BALTIMORE — Paul Konerko believes Jose Abreu belongs in the All-Star Game, and he’d love to see his teammate appear in the Home Run Derby next month.
Konerko is the only active White Sox player to appear in the Home Run Derby, which is scheduled for July 14 at Target Field in Minneapolis. The veteran has fond memories of when he participated in 2002 at Miller Park and hit 12 home runs, finishing third behind Jason Giambi and Sammy Sosa. The last White Sox player to appear in the Derby was Jermaine Dye in 2006.
Abreu said late Tuesday he has been asked to but would prefer not to participate because he thinks it could affect his mental approach.
But Konerko thinks Abreu is too good of a hitter to get untracked by the event and believes he would enjoy it.
“First of all, he should be in the game,” Konerko said. “Second of all, he should be in (the Derby). I would say the only reason why you wouldn’t is if you feel like you have something nagging where you’re going to expose yourself to getting hurt. He’s too good of a hitter where 20 minutes of doing something would ruin what he has got going on.”
Abreu said Wednesday his Derby participation isn’t a priority for now.
He’s more focused on helping the White Sox get back to being a more competitive team. But he also has a fair amount of experience in similar events and said trying to hit home runs isn’t natural for him.
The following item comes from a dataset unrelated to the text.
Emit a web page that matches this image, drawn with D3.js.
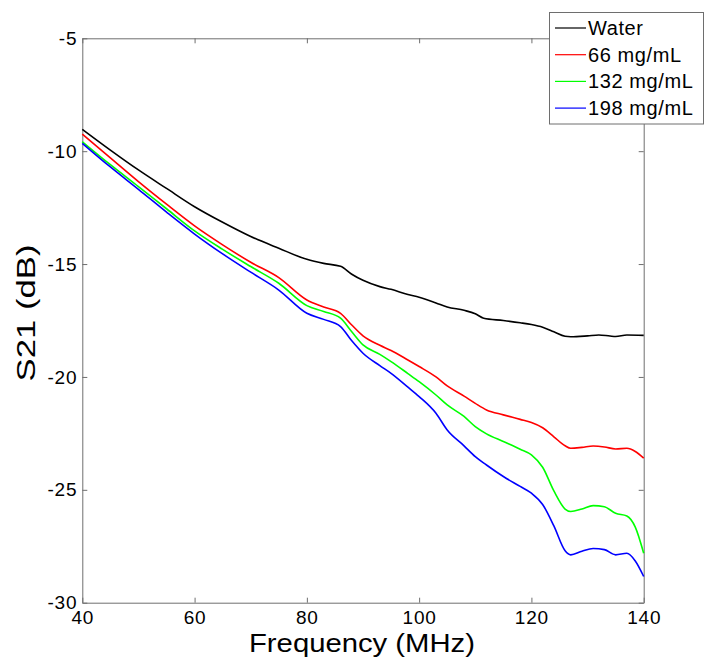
<!DOCTYPE html>
<html>
<head>
    <meta charset="utf-8">
    <script src="https://cdnjs.cloudflare.com/ajax/libs/d3/7.8.5/d3.min.js"></script>
    <style>
        body, html {
            margin: 0;
            padding: 0;
            background: #fff;
            overflow: hidden;
        }
        svg { display: block; }
        text { font-family: "Liberation Sans", Arial, sans-serif; fill: #000; }
    </style>
</head>
<body>
    <svg></svg>
    <script>
        // data
        const seriesNames = ["Water", "66 mg/mL", "132 mg/mL", "198 mg/mL"];
        const seriesColors = ["#000000", "#ff0000", "#00ff00", "#0000ff"];

        const waterFreq = [40, 45, 50, 55, 60, 65, 70, 75, 80, 83, 86, 88, 90, 93, 95, 98, 100, 103, 105, 108, 110, 111.5, 115, 118, 120, 122, 124, 126, 127, 130, 132, 134, 135, 137, 140];
        const waterS21 = [-9.03, -9.95, -10.83, -11.65, -12.46, -13.15, -13.78, -14.3, -14.79, -14.97, -15.1, -15.45, -15.72, -16.0, -16.12, -16.35, -16.47, -16.72, -16.9, -17.05, -17.2, -17.4, -17.5, -17.6, -17.68, -17.8, -18.0, -18.2, -18.22, -18.18, -18.14, -18.19, -18.21, -18.14, -18.16];

        const sampleFreq = [40, 45, 50, 55, 60, 65, 70, 75, 80, 83, 86, 88, 90, 93, 95, 98, 100, 103, 105, 108, 110, 112, 115, 118, 120, 122, 124, 126, 127, 129, 131, 133, 135, 137, 138.5, 140];
        const s21_66 = [-9.24, -10.3, -11.35, -12.35, -13.31, -14.15, -14.92, -15.6, -16.59, -16.9, -17.18, -17.7, -18.18, -18.6, -18.83, -19.25, -19.54, -20.0, -20.4, -20.85, -21.17, -21.46, -21.68, -21.88, -22.02, -22.25, -22.65, -23.05, -23.16, -23.12, -23.06, -23.1, -23.19, -23.16, -23.3, -23.6];
        const s21_132 = [-9.58, -10.6, -11.57, -12.55, -13.53, -14.35, -15.11, -15.85, -16.84, -17.1, -17.4, -18.0, -18.58, -19.0, -19.32, -19.85, -20.21, -20.8, -21.24, -21.75, -22.2, -22.52, -22.86, -23.2, -23.45, -24.0, -25.05, -25.85, -25.96, -25.85, -25.7, -25.75, -26.04, -26.16, -26.65, -27.81];
        const s21_198 = [-9.65, -10.7, -11.69, -12.7, -13.67, -14.55, -15.36, -16.15, -17.18, -17.45, -17.77, -18.4, -18.95, -19.5, -19.84, -20.45, -20.87, -21.61, -22.35, -23.05, -23.53, -23.9, -24.41, -24.85, -25.15, -25.65, -26.6, -27.7, -27.88, -27.72, -27.6, -27.65, -27.88, -27.81, -28.15, -28.84];

        const xTicks = [40, 60, 80, 100, 120, 140];
        const yTicks = [-5, -10, -15, -20, -25, -30];

        const width = 705, height = 664;
        const margin = { left: 82.3, top: 38.3, right: 705 - 643.7, bottom: 664 - 602.7 };

        const svg = d3.select("svg").attr("width", width).attr("height", height);

        const x = d3.scaleLinear().domain([40, 140]).range([margin.left, width - margin.right]);
        const y = d3.scaleLinear().domain([-30, -5]).range([height - margin.bottom, margin.top]);

        const series = [
            waterFreq.map((f, i) => [f, waterS21[i]]),
            sampleFreq.map((f, i) => [f, s21_66[i]]),
            sampleFreq.map((f, i) => [f, s21_132[i]]),
            sampleFreq.map((f, i) => [f, s21_198[i]])
        ];

        const frame = "#6e6e6e";
        const tickLen = 5;
        const fmt = d => String(d);   // plain hyphen like the original

        function styleLabels(g) {
            g.selectAll("text")
                .attr("font-size", 19)
                .style("font-family", "Liberation Sans, Arial, sans-serif")
                .style("letter-spacing", "0.8px")
                .attr("fill", "#000");
        }

        // axes with inward ticks on all four sides
        svg.append("g")
            .attr("transform", `translate(0,${y(-30)})`)
            .call(d3.axisBottom(x).tickValues(xTicks).tickFormat(fmt).tickSizeInner(-tickLen).tickSizeOuter(0).tickPadding(8))
            .call(g => g.select(".domain").attr("stroke", frame))
            .call(g => g.selectAll(".tick line").attr("stroke", frame))
            .call(styleLabels);

        svg.append("g")
            .attr("transform", `translate(0,${y(-5)})`)
            .call(d3.axisTop(x).tickValues(xTicks).tickSizeInner(-tickLen).tickSizeOuter(0).tickFormat(""))
            .call(g => g.select(".domain").attr("stroke", frame))
            .call(g => g.selectAll(".tick line").attr("stroke", frame));

        svg.append("g")
            .attr("transform", `translate(${x(40)},0)`)
            .call(d3.axisLeft(y).tickValues(yTicks).tickFormat(fmt).tickSizeInner(-tickLen).tickSizeOuter(0).tickPadding(5))
            .call(g => g.select(".domain").attr("stroke", frame))
            .call(g => g.selectAll(".tick line").attr("stroke", frame))
            .call(styleLabels);

        svg.append("g")
            .attr("transform", `translate(${x(140)},0)`)
            .call(d3.axisRight(y).tickValues(yTicks).tickSizeInner(-tickLen).tickSizeOuter(0).tickFormat(""))
            .call(g => g.select(".domain").attr("stroke", frame))
            .call(g => g.selectAll(".tick line").attr("stroke", frame));

        const line = d3.line()
            .x(d => x(d[0]))
            .y(d => y(d[1]))
            .curve(d3.curveMonotoneX);

        svg.append("g")
            .selectAll("path")
            .data(series)
            .join("path")
            .attr("fill", "none")
            .attr("stroke", (d, i) => seriesColors[i])
            .attr("stroke-width", 1.6)
            .attr("d", line);

        // axis titles
        svg.append("text")
            .attr("x", 362)
            .attr("y", 652)
            .attr("text-anchor", "middle")
            .attr("font-size", 25)
            .attr("textLength", 226)
            .attr("lengthAdjust", "spacingAndGlyphs")
            .text("Frequency (MHz)");

        svg.append("text")
            .attr("transform", "translate(35,313) rotate(-90)")
            .attr("text-anchor", "middle")
            .attr("font-size", 26)
            .attr("textLength", 137)
            .attr("lengthAdjust", "spacingAndGlyphs")
            .text("S21 (dB)");

        // legend
        const legend = svg.append("g");
        legend.append("rect")
            .attr("x", 549.5)
            .attr("y", 12.5)
            .attr("width", 154)
            .attr("height", 111.5)
            .attr("fill", "#fff")
            .attr("stroke", frame);

        const rows = legend.selectAll("g.row")
            .data(seriesNames)
            .join("g")
            .attr("class", "row")
            .attr("transform", (d, i) => `translate(0,${28 + i * 26.7})`);

        rows.append("line")
            .attr("x1", 555).attr("x2", 586)
            .attr("stroke", (d, i) => seriesColors[i])
            .attr("stroke-width", 1.2);

        rows.append("text")
            .attr("x", 588)
            .attr("dy", "0.35em")
            .attr("font-size", 20)
            .style("letter-spacing", "0.6px")
            .text(d => d);
    </script>
</body>
</html>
Abreu is third in the majors with 22 home runs this spring and is on a similar pace to the best rookie home-run hitters in major league history.
“It has to do with the mental approach,” Abreu said through team’s manager of cultural development, Lino Diaz. “I change my whole mental approach when I go there. I have had experiences in Cuba, five different Home Run Derbys. It messes with my mind. I never go to the plate trying to hit home runs. That’s something I’m blessed with and happens. I never go trying to hit home runs. When I go to these things it has not been beneficial to me afterwards.”
Abreu has said he would participate in the event if he has to. Konerko can understand his teammate’s reservations but thinks Abreu would enjoy getting the opportunity to play in front of 40,000 spectators. And, Konerko said, you never know if you’ll get another opportunity.
“But it’s really a personal thing,” Konerko said. “It would be fun to see. He has a lot of power, and the balls tend to jump a little more in those events. I’d like to see where he can hit some of them in that stadium.”
“It depends on the person. I don’t think it really affects your swing. It’s definitely physically grueling, especially if you move on. You take a lot of hard swings. I was sore the next day, and it was nothing I couldn’t get over in a couple of days. I think if you’re given the opportunity you might as well take a shot at it.”
“It was fun. I only got asked once to do it, I did it and it was a good time.”